• Exercise directions
List each line of the data that holds the string "this".

• Dataset records

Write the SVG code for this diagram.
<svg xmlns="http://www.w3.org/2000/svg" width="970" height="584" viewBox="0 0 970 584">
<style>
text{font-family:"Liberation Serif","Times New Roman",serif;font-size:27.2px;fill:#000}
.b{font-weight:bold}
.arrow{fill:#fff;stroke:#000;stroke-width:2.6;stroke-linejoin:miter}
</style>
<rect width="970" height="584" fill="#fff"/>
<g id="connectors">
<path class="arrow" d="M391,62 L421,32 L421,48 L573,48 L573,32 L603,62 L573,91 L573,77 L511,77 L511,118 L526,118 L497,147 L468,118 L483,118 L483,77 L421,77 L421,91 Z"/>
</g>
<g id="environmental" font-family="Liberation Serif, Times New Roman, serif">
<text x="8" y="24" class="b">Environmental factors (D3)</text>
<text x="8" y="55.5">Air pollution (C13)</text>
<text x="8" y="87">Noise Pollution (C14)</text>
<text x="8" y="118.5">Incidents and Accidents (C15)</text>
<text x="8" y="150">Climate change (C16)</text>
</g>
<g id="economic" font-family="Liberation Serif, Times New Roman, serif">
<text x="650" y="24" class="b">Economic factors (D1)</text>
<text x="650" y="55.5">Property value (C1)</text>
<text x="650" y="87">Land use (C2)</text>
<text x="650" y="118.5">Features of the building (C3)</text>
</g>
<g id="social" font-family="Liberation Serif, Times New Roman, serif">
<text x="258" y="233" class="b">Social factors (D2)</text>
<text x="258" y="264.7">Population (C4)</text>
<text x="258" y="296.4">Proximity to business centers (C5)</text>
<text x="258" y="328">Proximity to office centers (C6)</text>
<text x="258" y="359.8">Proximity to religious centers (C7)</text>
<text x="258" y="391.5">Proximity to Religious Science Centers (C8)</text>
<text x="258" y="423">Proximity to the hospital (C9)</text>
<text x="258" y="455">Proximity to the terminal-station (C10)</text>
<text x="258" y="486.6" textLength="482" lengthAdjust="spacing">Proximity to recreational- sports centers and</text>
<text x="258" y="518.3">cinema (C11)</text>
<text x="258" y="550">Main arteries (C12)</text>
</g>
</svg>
==
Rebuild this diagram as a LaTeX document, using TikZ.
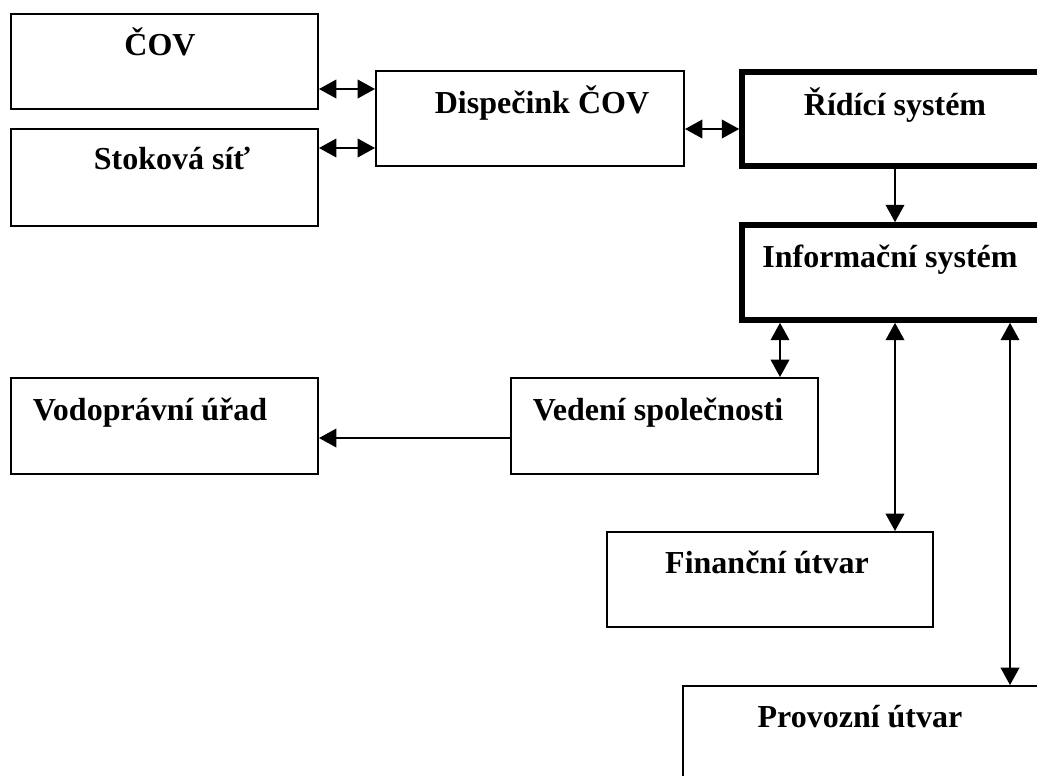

• Solution below
Write the SVG code for this diagram.
Rebuild this diagram as a LaTeX document, using TikZ.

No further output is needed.